* Set task
Pick out and copy every line below that has the word "this".

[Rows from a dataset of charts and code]

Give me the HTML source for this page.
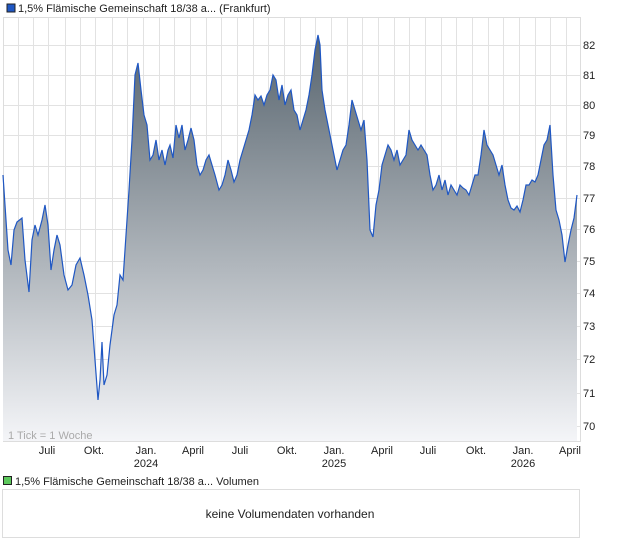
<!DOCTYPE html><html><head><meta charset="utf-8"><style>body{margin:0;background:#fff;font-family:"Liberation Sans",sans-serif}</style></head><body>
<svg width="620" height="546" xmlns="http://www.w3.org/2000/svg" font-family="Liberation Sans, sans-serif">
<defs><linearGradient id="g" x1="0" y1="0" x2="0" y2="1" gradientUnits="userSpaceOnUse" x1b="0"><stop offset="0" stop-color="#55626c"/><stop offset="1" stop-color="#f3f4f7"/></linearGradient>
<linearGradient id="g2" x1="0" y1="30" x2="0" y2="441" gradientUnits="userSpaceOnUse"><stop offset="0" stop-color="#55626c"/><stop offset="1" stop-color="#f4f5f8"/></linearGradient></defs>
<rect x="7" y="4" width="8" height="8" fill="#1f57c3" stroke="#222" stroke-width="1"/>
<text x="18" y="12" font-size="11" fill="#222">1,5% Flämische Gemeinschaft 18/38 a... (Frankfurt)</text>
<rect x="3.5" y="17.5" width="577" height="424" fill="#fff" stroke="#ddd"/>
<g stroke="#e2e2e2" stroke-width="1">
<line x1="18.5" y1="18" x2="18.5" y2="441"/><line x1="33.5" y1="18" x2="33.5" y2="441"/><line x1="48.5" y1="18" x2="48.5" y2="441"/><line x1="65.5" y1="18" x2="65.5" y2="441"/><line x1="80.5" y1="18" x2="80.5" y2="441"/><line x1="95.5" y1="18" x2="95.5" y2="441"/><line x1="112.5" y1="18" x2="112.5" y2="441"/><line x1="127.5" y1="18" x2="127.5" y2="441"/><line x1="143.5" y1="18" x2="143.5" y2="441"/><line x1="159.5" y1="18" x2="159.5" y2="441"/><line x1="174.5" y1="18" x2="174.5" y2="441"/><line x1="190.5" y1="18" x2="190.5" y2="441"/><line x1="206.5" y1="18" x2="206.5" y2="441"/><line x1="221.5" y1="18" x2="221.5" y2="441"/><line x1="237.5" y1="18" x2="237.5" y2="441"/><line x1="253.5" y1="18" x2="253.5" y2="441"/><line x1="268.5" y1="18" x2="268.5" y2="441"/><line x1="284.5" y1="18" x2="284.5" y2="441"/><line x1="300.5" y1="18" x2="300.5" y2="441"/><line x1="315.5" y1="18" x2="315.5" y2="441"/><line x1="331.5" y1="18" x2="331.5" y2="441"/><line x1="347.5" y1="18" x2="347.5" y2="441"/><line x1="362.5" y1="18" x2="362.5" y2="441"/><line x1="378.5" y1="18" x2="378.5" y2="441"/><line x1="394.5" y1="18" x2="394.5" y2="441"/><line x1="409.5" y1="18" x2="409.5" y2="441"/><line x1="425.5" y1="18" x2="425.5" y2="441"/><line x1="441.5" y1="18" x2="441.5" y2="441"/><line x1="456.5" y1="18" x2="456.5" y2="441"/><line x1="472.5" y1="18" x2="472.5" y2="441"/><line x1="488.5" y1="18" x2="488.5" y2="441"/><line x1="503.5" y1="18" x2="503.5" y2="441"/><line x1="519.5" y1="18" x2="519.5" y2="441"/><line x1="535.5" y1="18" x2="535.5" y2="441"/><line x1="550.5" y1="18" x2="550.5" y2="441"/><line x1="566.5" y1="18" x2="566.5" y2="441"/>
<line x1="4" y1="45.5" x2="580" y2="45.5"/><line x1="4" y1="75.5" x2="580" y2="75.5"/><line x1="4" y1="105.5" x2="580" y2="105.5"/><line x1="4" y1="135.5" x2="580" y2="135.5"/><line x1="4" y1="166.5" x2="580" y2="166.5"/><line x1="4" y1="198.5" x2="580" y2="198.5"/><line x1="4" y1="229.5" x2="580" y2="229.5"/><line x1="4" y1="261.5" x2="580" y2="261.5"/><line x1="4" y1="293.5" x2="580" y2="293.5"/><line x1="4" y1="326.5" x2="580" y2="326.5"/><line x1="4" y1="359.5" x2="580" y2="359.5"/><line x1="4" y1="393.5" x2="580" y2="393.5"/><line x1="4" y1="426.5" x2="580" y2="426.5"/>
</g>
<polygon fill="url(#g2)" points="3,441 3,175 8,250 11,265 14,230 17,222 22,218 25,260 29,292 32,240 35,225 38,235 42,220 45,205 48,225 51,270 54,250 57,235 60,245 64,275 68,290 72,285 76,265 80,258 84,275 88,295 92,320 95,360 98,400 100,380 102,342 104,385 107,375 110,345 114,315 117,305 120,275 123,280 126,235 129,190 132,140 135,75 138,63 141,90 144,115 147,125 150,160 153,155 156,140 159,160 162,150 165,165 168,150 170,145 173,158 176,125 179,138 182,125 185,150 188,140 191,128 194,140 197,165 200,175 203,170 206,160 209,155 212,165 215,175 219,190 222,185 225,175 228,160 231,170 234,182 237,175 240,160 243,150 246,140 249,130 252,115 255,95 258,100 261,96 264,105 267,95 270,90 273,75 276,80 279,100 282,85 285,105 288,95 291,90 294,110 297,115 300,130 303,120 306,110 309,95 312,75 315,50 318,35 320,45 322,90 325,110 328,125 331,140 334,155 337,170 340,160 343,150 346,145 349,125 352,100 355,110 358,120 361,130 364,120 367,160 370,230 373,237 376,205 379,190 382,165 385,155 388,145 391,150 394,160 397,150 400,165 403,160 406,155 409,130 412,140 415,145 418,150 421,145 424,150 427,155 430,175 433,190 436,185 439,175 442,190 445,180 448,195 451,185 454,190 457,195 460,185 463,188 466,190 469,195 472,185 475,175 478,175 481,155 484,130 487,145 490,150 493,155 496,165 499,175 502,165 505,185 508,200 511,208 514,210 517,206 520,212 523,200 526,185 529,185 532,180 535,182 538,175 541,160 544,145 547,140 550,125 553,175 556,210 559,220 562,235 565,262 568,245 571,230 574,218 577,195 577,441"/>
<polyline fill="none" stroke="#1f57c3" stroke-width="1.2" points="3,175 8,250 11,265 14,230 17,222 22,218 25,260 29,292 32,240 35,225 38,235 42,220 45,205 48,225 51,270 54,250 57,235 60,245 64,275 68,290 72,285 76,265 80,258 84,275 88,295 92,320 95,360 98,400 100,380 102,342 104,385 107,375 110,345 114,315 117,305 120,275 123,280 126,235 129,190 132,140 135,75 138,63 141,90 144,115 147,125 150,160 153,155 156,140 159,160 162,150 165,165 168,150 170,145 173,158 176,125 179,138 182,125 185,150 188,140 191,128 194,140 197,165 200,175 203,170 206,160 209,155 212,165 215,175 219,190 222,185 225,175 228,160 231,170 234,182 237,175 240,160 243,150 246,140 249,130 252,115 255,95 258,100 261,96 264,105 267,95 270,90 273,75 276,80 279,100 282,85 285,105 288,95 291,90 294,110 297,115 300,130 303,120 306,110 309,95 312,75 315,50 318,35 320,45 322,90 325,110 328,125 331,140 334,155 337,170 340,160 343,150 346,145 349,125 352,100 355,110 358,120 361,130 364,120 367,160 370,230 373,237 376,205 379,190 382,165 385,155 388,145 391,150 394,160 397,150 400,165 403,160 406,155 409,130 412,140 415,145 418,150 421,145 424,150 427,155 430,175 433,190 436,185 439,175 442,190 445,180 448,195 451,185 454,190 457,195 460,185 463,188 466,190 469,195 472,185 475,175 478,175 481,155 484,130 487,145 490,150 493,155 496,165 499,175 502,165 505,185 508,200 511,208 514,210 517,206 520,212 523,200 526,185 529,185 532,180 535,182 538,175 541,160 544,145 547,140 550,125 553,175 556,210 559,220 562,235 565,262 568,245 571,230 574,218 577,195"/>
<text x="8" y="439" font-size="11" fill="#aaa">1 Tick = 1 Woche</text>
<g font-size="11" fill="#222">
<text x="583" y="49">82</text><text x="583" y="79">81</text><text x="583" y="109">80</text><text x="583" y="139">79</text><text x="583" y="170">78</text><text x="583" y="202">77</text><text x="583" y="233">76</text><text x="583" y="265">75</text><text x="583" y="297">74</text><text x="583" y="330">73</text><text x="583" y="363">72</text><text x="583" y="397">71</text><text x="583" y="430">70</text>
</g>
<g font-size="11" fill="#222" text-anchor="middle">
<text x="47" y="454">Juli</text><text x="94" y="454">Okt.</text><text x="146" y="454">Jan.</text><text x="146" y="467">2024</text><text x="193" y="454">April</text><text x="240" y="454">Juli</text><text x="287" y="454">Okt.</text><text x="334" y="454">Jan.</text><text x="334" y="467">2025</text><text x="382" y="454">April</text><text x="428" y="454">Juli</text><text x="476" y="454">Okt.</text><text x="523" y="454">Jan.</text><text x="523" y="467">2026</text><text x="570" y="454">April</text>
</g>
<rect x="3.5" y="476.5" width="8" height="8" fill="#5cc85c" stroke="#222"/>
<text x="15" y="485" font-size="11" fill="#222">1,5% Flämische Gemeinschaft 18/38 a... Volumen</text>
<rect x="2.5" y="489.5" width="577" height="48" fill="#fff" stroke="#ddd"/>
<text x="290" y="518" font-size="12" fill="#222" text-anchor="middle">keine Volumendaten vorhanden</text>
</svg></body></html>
* * *
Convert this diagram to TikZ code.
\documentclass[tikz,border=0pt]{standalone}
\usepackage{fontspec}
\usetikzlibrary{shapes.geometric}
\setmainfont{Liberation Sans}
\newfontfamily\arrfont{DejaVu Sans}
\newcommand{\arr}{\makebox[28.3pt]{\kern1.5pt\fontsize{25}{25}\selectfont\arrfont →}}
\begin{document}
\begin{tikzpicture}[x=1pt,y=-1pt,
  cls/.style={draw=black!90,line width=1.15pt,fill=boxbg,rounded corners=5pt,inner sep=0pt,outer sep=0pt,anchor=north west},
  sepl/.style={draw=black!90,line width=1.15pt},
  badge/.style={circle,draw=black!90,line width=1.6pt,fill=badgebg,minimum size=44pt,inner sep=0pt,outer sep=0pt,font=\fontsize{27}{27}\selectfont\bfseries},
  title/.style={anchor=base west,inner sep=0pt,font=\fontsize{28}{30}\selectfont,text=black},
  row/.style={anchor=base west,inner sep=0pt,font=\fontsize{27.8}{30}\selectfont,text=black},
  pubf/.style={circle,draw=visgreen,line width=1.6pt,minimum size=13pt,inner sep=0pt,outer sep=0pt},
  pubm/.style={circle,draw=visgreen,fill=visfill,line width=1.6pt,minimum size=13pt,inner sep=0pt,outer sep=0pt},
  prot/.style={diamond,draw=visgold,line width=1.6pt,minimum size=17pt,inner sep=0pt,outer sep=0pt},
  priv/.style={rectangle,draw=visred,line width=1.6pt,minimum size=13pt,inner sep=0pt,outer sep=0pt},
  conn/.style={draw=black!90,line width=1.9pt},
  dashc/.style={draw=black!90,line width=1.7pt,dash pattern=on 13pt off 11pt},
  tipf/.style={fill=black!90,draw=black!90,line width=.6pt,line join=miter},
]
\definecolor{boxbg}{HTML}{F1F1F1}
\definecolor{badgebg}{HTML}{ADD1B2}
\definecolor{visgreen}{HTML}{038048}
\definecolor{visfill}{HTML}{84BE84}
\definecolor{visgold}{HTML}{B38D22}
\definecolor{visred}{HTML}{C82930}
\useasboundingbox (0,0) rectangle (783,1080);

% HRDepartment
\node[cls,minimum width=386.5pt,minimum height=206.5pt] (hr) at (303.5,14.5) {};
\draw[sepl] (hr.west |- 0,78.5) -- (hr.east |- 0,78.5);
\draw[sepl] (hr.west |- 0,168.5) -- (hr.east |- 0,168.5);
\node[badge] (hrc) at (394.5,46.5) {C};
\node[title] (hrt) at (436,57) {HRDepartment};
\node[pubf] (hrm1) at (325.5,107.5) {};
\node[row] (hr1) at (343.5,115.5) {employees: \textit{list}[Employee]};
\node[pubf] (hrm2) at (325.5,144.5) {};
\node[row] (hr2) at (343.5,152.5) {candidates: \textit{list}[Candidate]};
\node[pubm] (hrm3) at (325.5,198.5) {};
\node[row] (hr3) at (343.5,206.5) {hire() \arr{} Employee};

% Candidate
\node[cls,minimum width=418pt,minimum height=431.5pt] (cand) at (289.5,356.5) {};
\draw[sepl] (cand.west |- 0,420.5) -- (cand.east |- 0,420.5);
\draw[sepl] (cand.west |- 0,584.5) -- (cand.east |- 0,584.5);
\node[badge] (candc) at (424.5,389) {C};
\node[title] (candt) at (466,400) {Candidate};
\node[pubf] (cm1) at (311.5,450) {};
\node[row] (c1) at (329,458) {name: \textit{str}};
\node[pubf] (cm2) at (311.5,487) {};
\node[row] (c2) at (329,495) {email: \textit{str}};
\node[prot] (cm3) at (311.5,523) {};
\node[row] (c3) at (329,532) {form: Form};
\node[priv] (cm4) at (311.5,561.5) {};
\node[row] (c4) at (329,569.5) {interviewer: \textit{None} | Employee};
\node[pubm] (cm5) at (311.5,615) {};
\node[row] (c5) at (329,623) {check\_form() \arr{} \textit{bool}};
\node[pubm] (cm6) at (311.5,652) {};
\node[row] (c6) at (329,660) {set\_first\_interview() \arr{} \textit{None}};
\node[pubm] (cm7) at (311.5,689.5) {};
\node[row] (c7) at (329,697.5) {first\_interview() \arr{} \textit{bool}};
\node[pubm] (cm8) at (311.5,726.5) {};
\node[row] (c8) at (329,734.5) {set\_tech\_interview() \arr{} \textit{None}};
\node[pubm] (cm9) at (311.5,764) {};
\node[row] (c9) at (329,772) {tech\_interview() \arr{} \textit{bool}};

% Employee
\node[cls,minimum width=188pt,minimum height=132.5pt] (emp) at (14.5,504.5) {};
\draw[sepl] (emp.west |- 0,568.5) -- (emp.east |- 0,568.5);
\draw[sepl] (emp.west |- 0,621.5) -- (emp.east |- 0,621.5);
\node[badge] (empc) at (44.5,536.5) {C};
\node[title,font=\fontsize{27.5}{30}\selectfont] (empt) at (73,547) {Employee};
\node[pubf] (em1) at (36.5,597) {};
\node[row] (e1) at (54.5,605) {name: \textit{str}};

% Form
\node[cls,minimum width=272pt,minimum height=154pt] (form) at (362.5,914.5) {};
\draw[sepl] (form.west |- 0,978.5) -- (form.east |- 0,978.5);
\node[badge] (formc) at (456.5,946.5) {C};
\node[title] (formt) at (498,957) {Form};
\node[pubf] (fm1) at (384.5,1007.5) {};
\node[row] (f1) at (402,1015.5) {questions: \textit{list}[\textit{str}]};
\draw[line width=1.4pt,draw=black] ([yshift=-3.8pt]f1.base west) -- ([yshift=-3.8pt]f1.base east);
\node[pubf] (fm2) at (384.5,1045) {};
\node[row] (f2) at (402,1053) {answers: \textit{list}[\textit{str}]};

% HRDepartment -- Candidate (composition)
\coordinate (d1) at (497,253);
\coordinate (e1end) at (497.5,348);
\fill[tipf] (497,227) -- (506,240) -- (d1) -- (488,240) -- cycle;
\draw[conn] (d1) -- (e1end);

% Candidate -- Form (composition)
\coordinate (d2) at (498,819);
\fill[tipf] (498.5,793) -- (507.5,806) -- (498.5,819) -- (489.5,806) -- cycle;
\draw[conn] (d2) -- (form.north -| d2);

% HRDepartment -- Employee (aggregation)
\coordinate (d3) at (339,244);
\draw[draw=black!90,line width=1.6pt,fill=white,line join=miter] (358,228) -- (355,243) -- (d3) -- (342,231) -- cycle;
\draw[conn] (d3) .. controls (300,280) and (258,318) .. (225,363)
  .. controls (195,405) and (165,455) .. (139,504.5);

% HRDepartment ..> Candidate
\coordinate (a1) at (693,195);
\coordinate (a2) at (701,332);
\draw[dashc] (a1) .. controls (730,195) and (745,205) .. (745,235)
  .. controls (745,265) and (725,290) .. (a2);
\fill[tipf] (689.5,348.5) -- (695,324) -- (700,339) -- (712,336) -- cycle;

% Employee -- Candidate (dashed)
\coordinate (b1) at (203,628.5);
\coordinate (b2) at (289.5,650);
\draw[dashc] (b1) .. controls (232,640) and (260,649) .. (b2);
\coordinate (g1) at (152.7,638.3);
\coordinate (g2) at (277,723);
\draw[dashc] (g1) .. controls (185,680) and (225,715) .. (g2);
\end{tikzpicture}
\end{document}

* Written answer
Give me the HTML source for this page.
Convert this diagram to TikZ code.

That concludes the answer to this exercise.